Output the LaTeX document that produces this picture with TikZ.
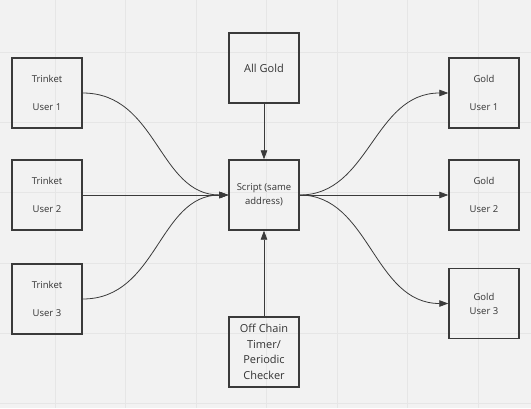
\documentclass[tikz,border=0pt]{standalone}
\usepackage{fontspec}
\setmainfont{Open Sans}
\usetikzlibrary{arrows.meta}
\definecolor{bg}{HTML}{F2F2F2}
\definecolor{gridc}{HTML}{E6E6E6}
\definecolor{ink}{HTML}{3A3A3A}
\definecolor{txt}{HTML}{333333}
\tikzset{
  box/.style={draw=ink, line width=1.4pt, minimum width=70pt, minimum height=70pt, inner sep=0pt, align=center, text=txt},
  small/.style={font=\fontsize{9.5}{14}\selectfont},
  big/.style={font=\fontsize{11}{15.5}\selectfont},
  conn/.style={draw=ink, line width=0.8pt, -{Triangle[length=9pt,width=6.5pt]}},
}
\begin{document}
\begin{tikzpicture}[x=1pt,y=-1pt]
\useasboundingbox (0,0) rectangle (531,408);
\fill[bg] (0,0) rectangle (531,408);
\foreach \gx in {55,125.5,196,266.5,337,407.5,478}
  \draw[gridc, line width=0.6pt] (\gx,0) -- (\gx,408);
\foreach \gy in {52,122,192,263,333,403}
  \draw[gridc, line width=0.6pt] (0,\gy) -- (531,\gy);

\node[box, small] (t1) at (47,93) {Trinket\\[14pt]User 1};
\node[box, small] (t2) at (47,195) {Trinket\\[14pt]User 2};
\node[box, small] (t3) at (47,299) {Trinket\\[14pt]User 3};
\node[box, big] (ag) at (264,68) {All Gold};
\node[box, small] (sc) at (264,195) {Script (same\\address)};
\node[box, big] (oc) at (264,352) {Off Chain\\Timer/\\Periodic\\Checker};
\node[box, small] (g1) at (484,93) {Gold\\[14pt]User 1};
\node[box, small] (g2) at (484,195) {Gold\\[14pt]User 2};
\node[box, small] (g3) at (484,303.5) {Gold\\User 3};

\draw[conn] (ag.south) -- (sc.north);
\draw[conn] (oc.north) -- (sc.south);
\draw[conn] (t1.east) .. controls +(75,0) and +(-70,0) .. (sc.west);
\draw[conn] (t2.east) -- (sc.west);
\draw[conn] (t3.east) .. controls +(75,0) and +(-70,0) .. (sc.west);
\draw[conn] (sc.east) .. controls +(70,0) and +(-75,0) .. (g1.west);
\draw[conn] (sc.east) -- (g2.west);
\draw[conn] (sc.east) .. controls +(70,0) and +(-75,0) .. (g3.west);
\end{tikzpicture}
\end{document}
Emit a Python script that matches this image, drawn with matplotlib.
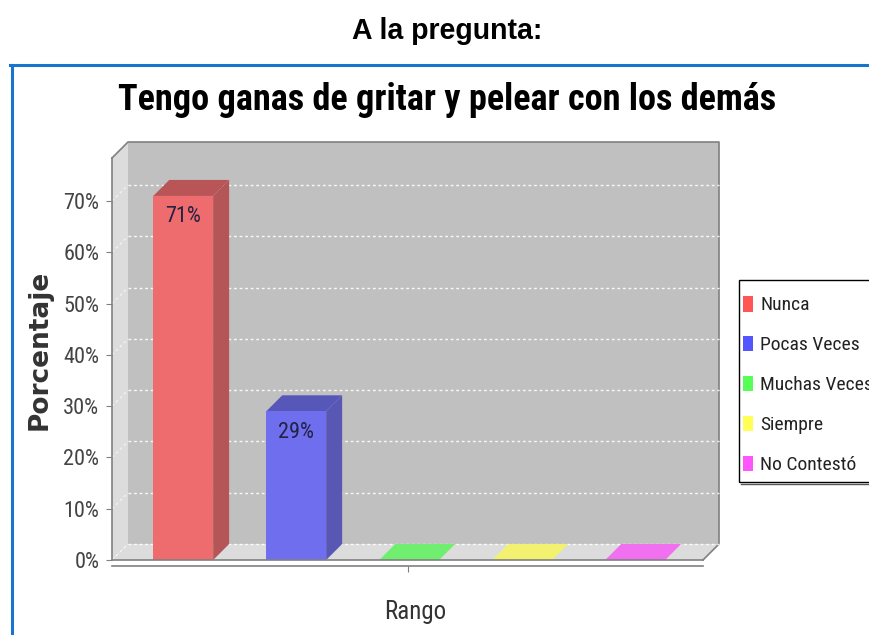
import matplotlib
matplotlib.use("Agg")
import matplotlib.pyplot as plt
from matplotlib.patches import Polygon, Rectangle, Patch
from matplotlib.lines import Line2D
from matplotlib import font_manager

categories = ["Nunca", "Pocas Veces", "Muchas Veces", "Siempre", "No Contestó"]
values = [71, 29, 0, 0, 0]
value_labels = ["71%", "29%", "", "", ""]
yticks = [0, 10, 20, 30, 40, 50, 60, 70]
ytick_labels = ["0%", "10%", "20%", "30%", "40%", "50%", "60%", "70%"]

front_colors = ["#EE6C6E", "#6E6EEE", "#70EE70", "#F2F270", "#F070F0"]
top_colors = ["#BA5557", "#5757BA", "#58BA58", "#BDBD58", "#BB58BB"]
side_colors = ["#B45658", "#5858B4", "#58B458", "#B4B458", "#B458B4"]
legend_colors = ["#FF5555", "#5555FF", "#55FF55", "#FFFF55", "#FF55FF"]

names = {f.name for f in font_manager.fontManager.ttflist}


def pick(prefs, default="DejaVu Sans"):
    for p in prefs:
        if p in names:
            return p
    return default


reg_font = pick(["Roboto Condensed", "PT Sans Narrow", "Liberation Sans Narrow",
                 "IBM Plex Sans Condensed", "Open Sans Condensed"])
bold_font = pick(["Roboto Condensed", "Liberation Sans Narrow", "PT Sans Narrow",
                  "Open Sans Condensed", "IBM Plex Sans Condensed"])

W, H = 870, 635
fig = plt.figure(figsize=(W / 100, H / 100), dpi=100)

header = fig.text(447 / W, 1 - 31 / H, "A la pregunta:", ha="center", va="center",
                  fontsize=17, fontweight="bold", family="Liberation Sans")
fig.add_artist(Line2D([10 / W, 1.0], [1 - 65 / H, 1 - 65 / H], color="#1874CD", lw=2.2))
fig.add_artist(Line2D([12 / W, 12 / W], [0, 1 - 65 / H], color="#1874CD", lw=2.2))

title = fig.text(447 / W, 1 - 100 / H, "Tengo ganas de gritar y pelear con los demás",
                 ha="center", va="center", fontsize=26, fontweight=900,
                 family=[bold_font, "DejaVu Sans"])

L, R, B, T = 112, 703, 560, 158
ax = fig.add_axes([L / W, 1 - B / H, (R - L) / W, (B - T) / H])
xmin, xmax = -0.63, 4.60
ymin, ymax = 0, 78.4
ax.set_xlim(xmin, xmax)
ax.set_ylim(ymin, ymax)
ax.set_facecolor("none")

pxx = (R - L) / (xmax - xmin)
pxy = (B - T) / (ymax - ymin)
dx = 16 / pxx
dy = 16 / pxy

wall = "#C0C0C0"
light = "#DCDCDC"
edge = "#808080"

ax.add_patch(Rectangle((xmin + dx, dy), (xmax - xmin), ymax, facecolor=wall,
                       edgecolor="none", clip_on=False, zorder=0))
ax.add_patch(Polygon([(xmin, 0), (xmin + dx, dy), (xmin + dx, ymax + dy), (xmin, ymax)],
                     closed=True, facecolor=light, edgecolor="none", clip_on=False, zorder=0))
ax.add_patch(Polygon([(xmin, 0), (xmax, 0), (xmax + dx, dy), (xmin + dx, dy)],
                     closed=True, facecolor=light, edgecolor="none", clip_on=False, zorder=0))
ax.plot([xmin, xmin + dx, xmax + dx, xmax + dx, xmax], [ymax, ymax + dy, ymax + dy, dy, 0],
        color=edge, lw=1.2, clip_on=False, zorder=1)

for t in yticks:
    ax.plot([xmin + dx, xmax + dx], [t + dy, t + dy], color="white", lw=1, ls=(0, (2, 2)),
            clip_on=False, zorder=1, alpha=0.9)
    ax.plot([xmin, xmin + dx], [t, t + dy], color="white", lw=1, ls=(0, (2, 2)),
            clip_on=False, zorder=1, alpha=0.6)

bw = 0.53
for i, (v, lab) in enumerate(zip(values, value_labels)):
    x0, x1 = i - bw / 2, i + bw / 2
    if v > 0:
        ax.add_patch(Polygon([(x1, 0), (x1 + dx, dy), (x1 + dx, v + dy), (x1, v)], closed=True,
                             facecolor=side_colors[i], edgecolor="none", clip_on=False, zorder=2))
        ax.add_patch(Polygon([(x0, v), (x1, v), (x1 + dx, v + dy), (x0 + dx, v + dy)], closed=True,
                             facecolor=top_colors[i], edgecolor="none", clip_on=False, zorder=2))
        ax.add_patch(Rectangle((x0, 0), bw, v, facecolor=front_colors[i], edgecolor="none",
                               clip_on=False, zorder=3))
        ax.text(i, v - 21 / pxy, lab, ha="center", va="center", fontsize=16,
                color="#222244", family=reg_font, zorder=4)
    else:
        ax.add_patch(Polygon([(x0, 0), (x1, 0), (x1 + dx, dy), (x0 + dx, dy)], closed=True,
                             facecolor=front_colors[i], edgecolor="none", clip_on=False, zorder=2))

for s in ["top", "right"]:
    ax.spines[s].set_visible(False)
ax.spines["left"].set_color(edge)
ax.spines["left"].set_linewidth(1.2)
ax.spines["bottom"].set_color(edge)
ax.spines["bottom"].set_linewidth(1.2)
ax.spines["bottom"].set_position(("outward", 4.5))
ax.plot([xmin, xmax], [0, 0], color=edge, lw=1.2, clip_on=False, zorder=5)

ax.set_yticks(yticks)
ax.set_yticklabels(ytick_labels)
ax.set_xticks([(xmin + xmax) / 2])
ax.set_xticklabels([""])
ax.tick_params(axis="y", length=4, color=edge, labelsize=16, labelcolor="#444444", pad=5)
ax.tick_params(axis="x", length=4, color=edge)
for t in ax.get_yticklabels():
    t.set_family(reg_font)

ax.set_xlabel("Rango", fontsize=18, color="#333333", family=reg_font)
ax.xaxis.set_label_coords((415 - L) / (R - L), -(612 - B) / (B - T))
ax.xaxis.label.set_va("center")
ax.set_ylabel("Porcentaje", fontsize=19, fontweight="bold", color="#333333",
              family="DejaVu Sans")
ax.yaxis.set_label_coords(-(L - 40) / (R - L), (B - 350) / (B - T))
ax.yaxis.label.set_va("center")

handles = [Patch(facecolor=c, edgecolor="none") for c in legend_colors]
leg = fig.legend(handles, categories, loc="upper left", bbox_to_anchor=(743 / W, 1 - 296 / H),
                 frameon=False, fontsize=14,
                 handlelength=0.5, handleheight=0.85, handletextpad=0.4, labelspacing=1.1,
                 borderpad=0, borderaxespad=0)
for t in leg.get_texts():
    t.set_color("#222222")
    t.set_family(reg_font)
fig.add_artist(Rectangle((739 / W, 1 - 482 / H), 200 / W, 202 / H, transform=fig.transFigure,
                         facecolor="none", edgecolor="black", lw=1.0))
fig.add_artist(Line2D([741 / W, 1.0], [1 - 483.5 / H, 1 - 483.5 / H], color="#555555", lw=1.0))

fig.canvas.draw()
r = fig.canvas.get_renderer()
for txt, target in [(title, 660), (header, 191)]:
    w = txt.get_window_extent(r).width
    txt.set_fontsize(txt.get_fontsize() * target / w)

fig.savefig("out.png", dpi=100)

************

Print, exactly as written, the lines above from the first one to the one containing "small] (g3) at". Leave out pictures.

* Result for this task
Output the LaTeX document that produces this picture with TikZ.
\documentclass[tikz,border=0pt]{standalone}
\usepackage{fontspec}
\setmainfont{Open Sans}
\usetikzlibrary{arrows.meta}
\definecolor{bg}{HTML}{F2F2F2}
\definecolor{gridc}{HTML}{E6E6E6}
\definecolor{ink}{HTML}{3A3A3A}
\definecolor{txt}{HTML}{333333}
\tikzset{
  box/.style={draw=ink, line width=1.4pt, minimum width=70pt, minimum height=70pt, inner sep=0pt, align=center, text=txt},
  small/.style={font=\fontsize{9.5}{14}\selectfont},
  big/.style={font=\fontsize{11}{15.5}\selectfont},
  conn/.style={draw=ink, line width=0.8pt, -{Triangle[length=9pt,width=6.5pt]}},
}
\begin{document}
\begin{tikzpicture}[x=1pt,y=-1pt]
\useasboundingbox (0,0) rectangle (531,408);
\fill[bg] (0,0) rectangle (531,408);
\foreach \gx in {55,125.5,196,266.5,337,407.5,478}
  \draw[gridc, line width=0.6pt] (\gx,0) -- (\gx,408);
\foreach \gy in {52,122,192,263,333,403}
  \draw[gridc, line width=0.6pt] (0,\gy) -- (531,\gy);

\node[box, small] (t1) at (47,93) {Trinket\\[14pt]User 1};
\node[box, small] (t2) at (47,195) {Trinket\\[14pt]User 2};
\node[box, small] (t3) at (47,299) {Trinket\\[14pt]User 3};
\node[box, big] (ag) at (264,68) {All Gold};
\node[box, small] (sc) at (264,195) {Script (same\\address)};
\node[box, big] (oc) at (264,352) {Off Chain\\Timer/\\Periodic\\Checker};
\node[box, small] (g1) at (484,93) {Gold\\[14pt]User 1};
\node[box, small] (g2) at (484,195) {Gold\\[14pt]User 2};
\node[box, small] (g3) at (484,303.5) {Gold\\User 3};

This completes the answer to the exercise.